Что-то это Алексу живо напоминало, кто-то еще был здесь до него, кто-то, кого мучил Дан… Алекс продолжил читать.
«09 сентября 1909 г. Никогда не думала, что живое существо может быть настолько жестоко. Я пролежала в бреду двое суток, а он упивался моей энергией, изверг. Но когда я, прикованная к кровати и истекающая кровью, уже читала молитвы, готовясь умереть, появился ОН».
Да, похоже, с Алексом Дан еще довольно мягок и терпелив.
«20 сентября 1909 г. Господи, мне кажется, я люблю его, моего Дана…»
Алекс непонимающе нахмурился. Дана? Того, кто едва ее не убил?
«… если бы он не пришел тогда, я бы точно умерла, он мой спаситель, мой рыцарь, мой ангел, и я готова жизнь за него отдать. Он говорит: Анна, ты особенная, ты моя единственная, мы будем вместе всегда. И я верю ему».
Алекс поморгал, перечитал кусочек заново и понял, что запутался окончательно. Это Дан-то – ангел? Только если с рогами, копытами и хвостом с кисточкой. Но, если так, то кто обижал Анну? НИК?
«5 октября 1909 г. Сегодня был странный день. Братья, даже не верится, что они братья, они настолько разные: Дан добрый и нежный, а Ник… он сатана, я думаю, но мой любимый нежно к нему привязан, поэтому я стараюсь просто избегать Ника, чтобы не причинять боль любимому своей ненавистью к его брату. Так вот, братья торжественно пригласили меня в столовую, и после ужина спросили, с кем из них я хотела бы остаться. Конечно, я выбрала Дана. Какой же прекрасной была наша ночь, он такой нежный, такой любящий, он самый-самый лучший. Я так его люблю».
Алекс с широко распахнутыми глазами и раскрытым ртом вчитывался в мелкие буковки, складывающиеся в слова, в которые невозможно было поверить.
«10 октября 1909 г. Он любит меня, он сказал, что никого никогда так не любил! Он попросил меня ничего не бояться и обещал, что мы будем вместе вечно. Он точно ангел, мой любимый ангел. Я самая счастливая на свете»
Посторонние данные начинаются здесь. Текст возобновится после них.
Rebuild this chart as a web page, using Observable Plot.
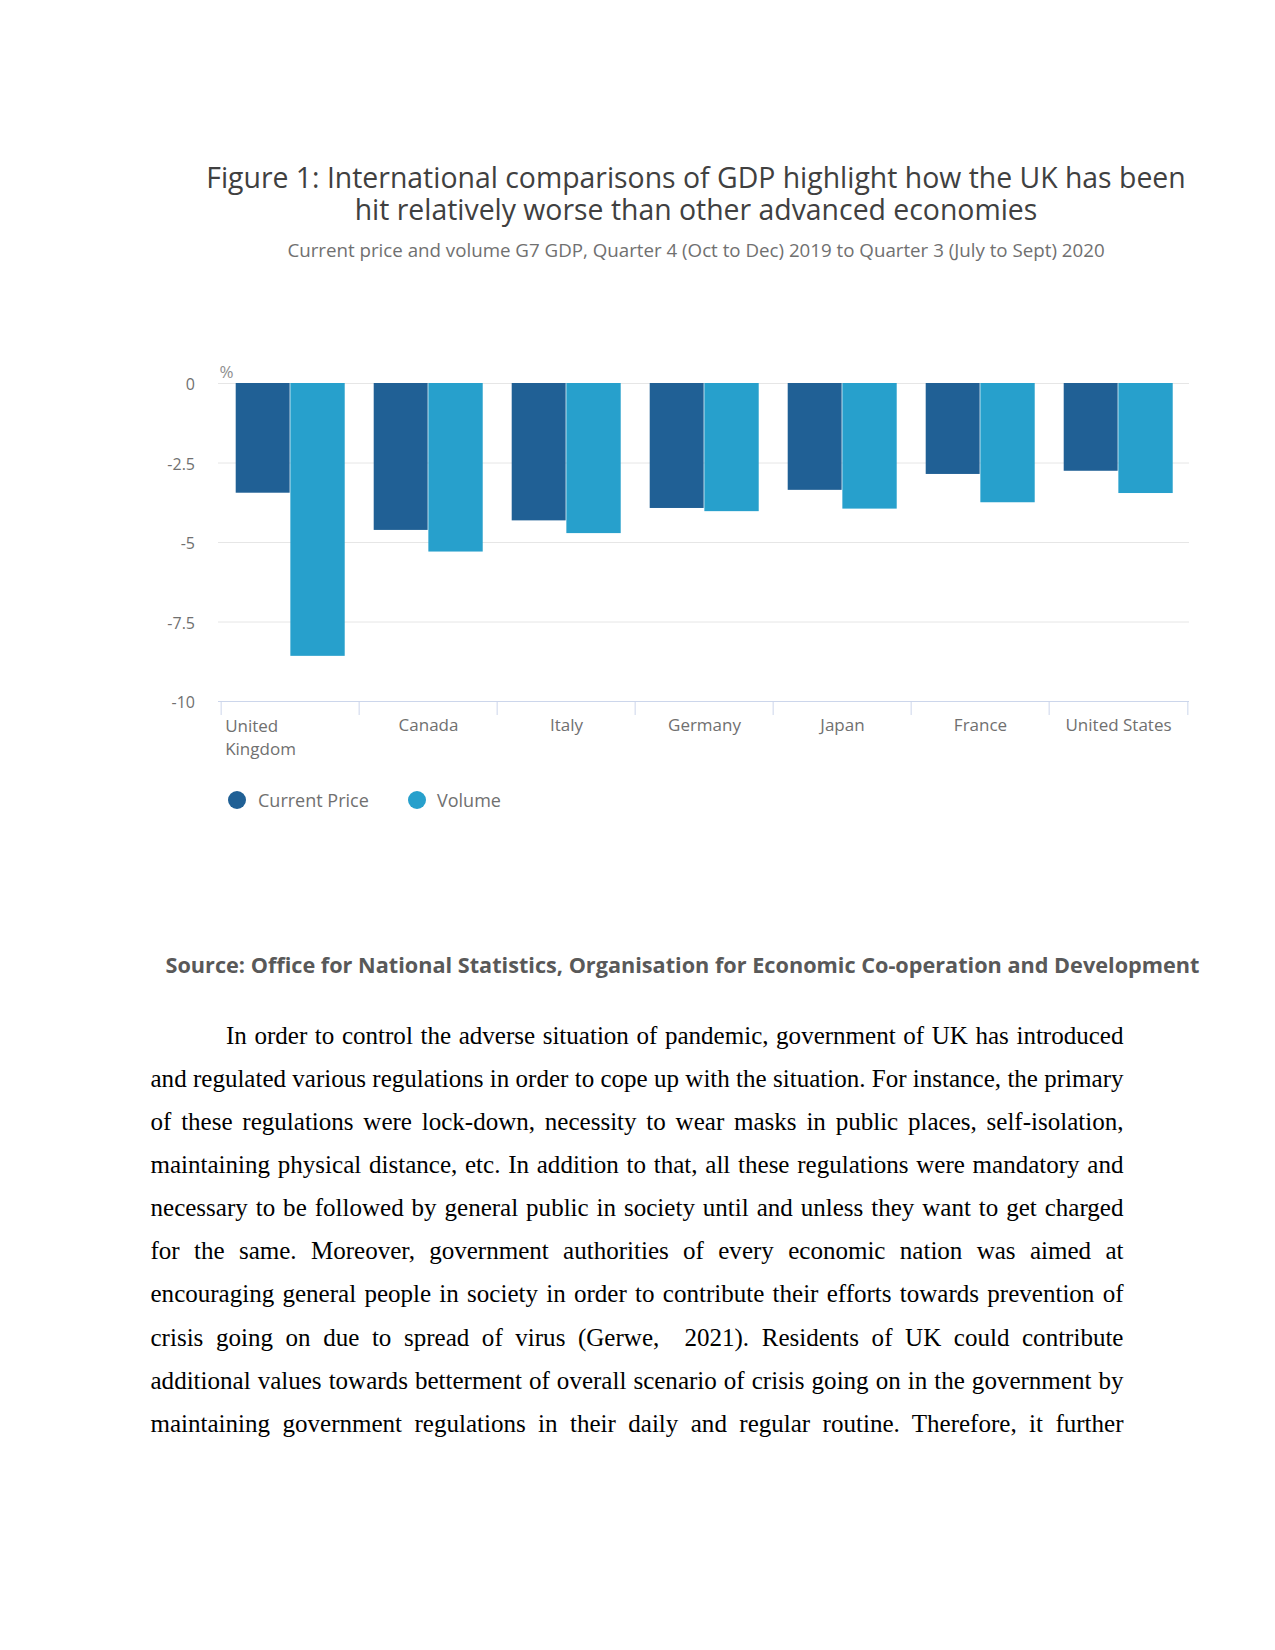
<!DOCTYPE html>
<html>
<head>
<meta charset="utf-8">
<script src="https://cdn.jsdelivr.net/npm/d3@7"></script>
<script src="https://cdn.jsdelivr.net/npm/@observablehq/plot@0.6"></script>
<style>
  html, body { margin: 0; padding: 0; background: #fff; }
  body { width: 1275px; height: 1650px; position: relative; overflow: hidden; }
  .abs { position: absolute; white-space: pre; line-height: 1.2; }
  .sans { font-family: "Open Sans", sans-serif; }
  .serif { font-family: "Liberation Serif", "Times New Roman", serif; font-size: 24px; color: #000; line-height: 43px; height: 43px; }
  .dot { position: absolute; width: 18px; height: 18px; border-radius: 50%; }
</style>
</head>
<body>
<div id="title" class="abs sans" style="font-size:27px;color:#404040;text-align:center;line-height:32.5px"></div>
<div id="subtitle" class="abs sans" style="font-size:17px;color:#707070">Current price and volume G7 GDP, Quarter 4 (Oct to Dec) 2019 to Quarter 3 (July to Sept) 2020</div>
<div id="chart" style="position:absolute;left:0;top:340px;"></div>
<div id="legend"></div>
<div id="source" class="abs sans" style="font-size:20px;font-weight:700;color:#595959">Source: Office for National Statistics, Organisation for Economic Co-operation and Development</div>
<div id="body"></div>
<script>
// ---- data ----
const countries = ["United Kingdom", "Canada", "Italy", "Germany", "Japan", "France", "United States"];
const countryLabels = ["United\nKingdom", "Canada", "Italy", "Germany", "Japan", "France", "United States"];
const currentPrice = [-3.45, -4.62, -4.32, -3.93, -3.36, -2.86, -2.76];
const volume = [-8.58, -5.30, -4.72, -4.03, -3.95, -3.75, -3.46];
const yTicks = [0, -2.5, -5, -7.5, -10];
const seriesNames = ["Current Price", "Volume"];
const seriesColors = ["#206095", "#27a0cc"];

const titleLines = [
  "Figure 1: International comparisons of GDP highlight how the UK has been",
  "hit relatively worse than other advanced economies"
];

const bodyLines = [
  "In order to control the adverse situation of pandemic, government of UK has introduced",
  "and regulated various regulations in order to cope up with the situation. For instance, the primary",
  "of these regulations were lock-down, necessity to wear masks in public places, self-isolation,",
  "maintaining physical distance, etc. In addition to that, all these regulations were mandatory and",
  "necessary to be followed by general public in society until and unless they want to get charged",
  "for the same. Moreover, government authorities of every economic nation was aimed at",
  "encouraging general people in society in order to contribute their efforts towards prevention of",
  "crisis going on due to spread of virus (Gerwe,  2021). Residents of UK could contribute",
  "additional values towards betterment of overall scenario of crisis going on in the government by",
  "maintaining government regulations in their daily and regular routine. Therefore, it further"
];

// ---- text fitting helpers ----
function fitCenter(id, x0, x1, cy) {
  const el = document.getElementById(id);
  const fs = parseFloat(getComputedStyle(el).fontSize);
  const w = el.getBoundingClientRect().width;
  const nfs = fs * (x1 - x0) / w;
  el.style.fontSize = nfs + "px";
  const r = el.getBoundingClientRect();
  el.style.left = (x0 + x1) / 2 - r.width / 2 + "px";
  el.style.top = cy - r.height / 2 + "px";
}

// title: one block of two centred lines, font size fitted to the first line
(function () {
  const el = document.getElementById("title");
  const probe = document.createElement("span");
  probe.className = "abs sans";
  probe.style.fontSize = "27px";
  probe.textContent = titleLines[0];
  document.body.appendChild(probe);
  const w = probe.getBoundingClientRect().width;
  document.body.removeChild(probe);
  el.style.fontSize = 27 * 980 / w + "px";
  el.textContent = titleLines.join("\n");
  el.style.width = "1100px";
  el.style.left = 696 - 550 + "px";
  el.style.top = (177 + 209.5) / 2 - 32.5 + "px";
})();
fitCenter("subtitle", 287, 1105, 250.5);
fitCenter("source", 165, 1200, 965);

// ---- chart ----
const W = 1275, H = 440, mL = 218, mR = 86, mT = 43, mB = 79;
const step = (W - mL - mR) / countries.length;
const rows = countries.flatMap((c, i) => [
  {country: c, series: seriesNames[0], value: currentPrice[i]},
  {country: c, series: seriesNames[1], value: volume[i]}
]);

const plot = Plot.plot({
  width: W, height: H,
  marginLeft: mL, marginRight: mR, marginTop: mT, marginBottom: mB,
  style: {fontFamily: "'Open Sans', sans-serif", fontSize: "16px", color: "#707070", background: "transparent", overflow: "visible"},
  x: {domain: countries, padding: 0, label: null},
  y: {domain: [-10, 0], label: null},
  color: {domain: seriesNames, range: seriesColors},
  marks: [
    Plot.ruleY(yTicks.slice(0, -1), {stroke: "#e6e6e6", strokeWidth: 1}),
    Plot.barY(rows.filter(d => d.series === seriesNames[0]), {x: "country", y: "value", fill: "series", insetLeft: step * 0.106, insetRight: step * 0.5}),
    Plot.barY(rows.filter(d => d.series === seriesNames[1]), {x: "country", y: "value", fill: "series", insetLeft: step * 0.5, insetRight: step * 0.103}),
    Plot.ruleY([-10], {stroke: "#ccd6eb"}),
    Plot.axisX({tickSize: 14, tickFormat: () => "", dx: -step / 2, stroke: "#ccd6eb"}),
    Plot.axisX({ticks: countries.slice(-1), tickSize: 14, tickFormat: () => "", dx: step / 2, stroke: "#ccd6eb"}),
    Plot.axisY({ticks: yTicks, tickSize: 0, tickPadding: 23.5, tickFormat: d => String(d), fontSize: 16, dy: 1.5}),
    Plot.text(countries.slice(1), {x: d => d, text: (d, i) => countryLabels[i + 1], frameAnchor: "bottom", dy: 29.5, fontSize: 17, fill: "#707070"}),
    Plot.text(countries.slice(0, 1), {x: d => d, text: () => countryLabels[0], frameAnchor: "bottom", textAnchor: "start", dx: -step / 2 + 4, dy: 53.5, lineHeight: 1.353, fontSize: 17, fill: "#707070"}),
    Plot.text(["%"], {frameAnchor: "top-left", textAnchor: "start", dx: 1, dy: -18, fontSize: 17, fill: "#8f8f8f"})
  ]
});
document.getElementById("chart").appendChild(plot);

// ---- legend ----
const legend = document.getElementById("legend");
const legendX = [[237, 258], [417, 437]];
seriesNames.forEach((name, i) => {
  const dot = document.createElement("div");
  dot.className = "dot";
  dot.style.background = seriesColors[i];
  dot.style.left = legendX[i][0] - 9 + "px";
  dot.style.top = 800 - 9 + "px";
  legend.appendChild(dot);
  const t = document.createElement("div");
  t.className = "abs sans";
  t.style.fontSize = "18px";
  t.style.color = "#707070";
  t.textContent = name;
  legend.appendChild(t);
  const r = t.getBoundingClientRect();
  t.style.left = legendX[i][1] + "px";
  t.style.top = 801 - r.height / 2 + "px";
});

// ---- body text (justified lines) ----
const body = document.getElementById("body");
const bx0 = 150.5, bx1 = 1123.5, indent = 75.5, by0 = 1036, bstep = 43.15;
const probe = document.createElement("div");
probe.className = "abs serif";
probe.textContent = bodyLines[1];
body.appendChild(probe);
const bodyFs = 24 * (bx1 - bx0) / probe.getBoundingClientRect().width;
body.removeChild(probe);
bodyLines.forEach((line, i) => {
  const d = document.createElement("div");
  d.className = "abs serif";
  d.style.fontSize = bodyFs + "px";
  d.textContent = line;
  body.appendChild(d);
  const left = i === 0 ? bx0 + indent : bx0;
  const target = bx1 - left;
  const w = d.getBoundingClientRect().width;
  const spaces = (line.match(/ /g) || []).length;
  d.style.wordSpacing = (target - w) / spaces + "px";
  d.style.left = left + "px";
  d.style.top = by0 + i * bstep - 21.5 - 1 + "px";
});
</script>
</body>
</html>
Алекс понял, кто это писал. Как-то раз в разговоре Ник упомянул, что целую вечность назад, а для Алекса сто лет – точно вечность, была девушка-донор, но она погибла, попав под машину (в это время в городе было уже немало машин, в 1901 году были изданы первые «Правила уличного движения» для автомобильного транспорта и, несмотря на низкую скорость передвижения, люди гибли под колесами).
Ник, конечно, не сказал, что это случилось 11 октября 1909 года, и что смерть девушки не была несчастным случаем. Просто младший не любил проигрывать, и никому не желал отдавать брата.
Алекс устало прикрыл глаза и задумался. Странная какая-то история выходила… Получается, Дан - добрый? Свежо предание, да верится с трудом, как говорила бабушка. А Ник? Алекс резко вскочил, осененный внезапной догадкой, подошел к комоду, набрал бутербродов, налил сока и вернулся обратно к кровати.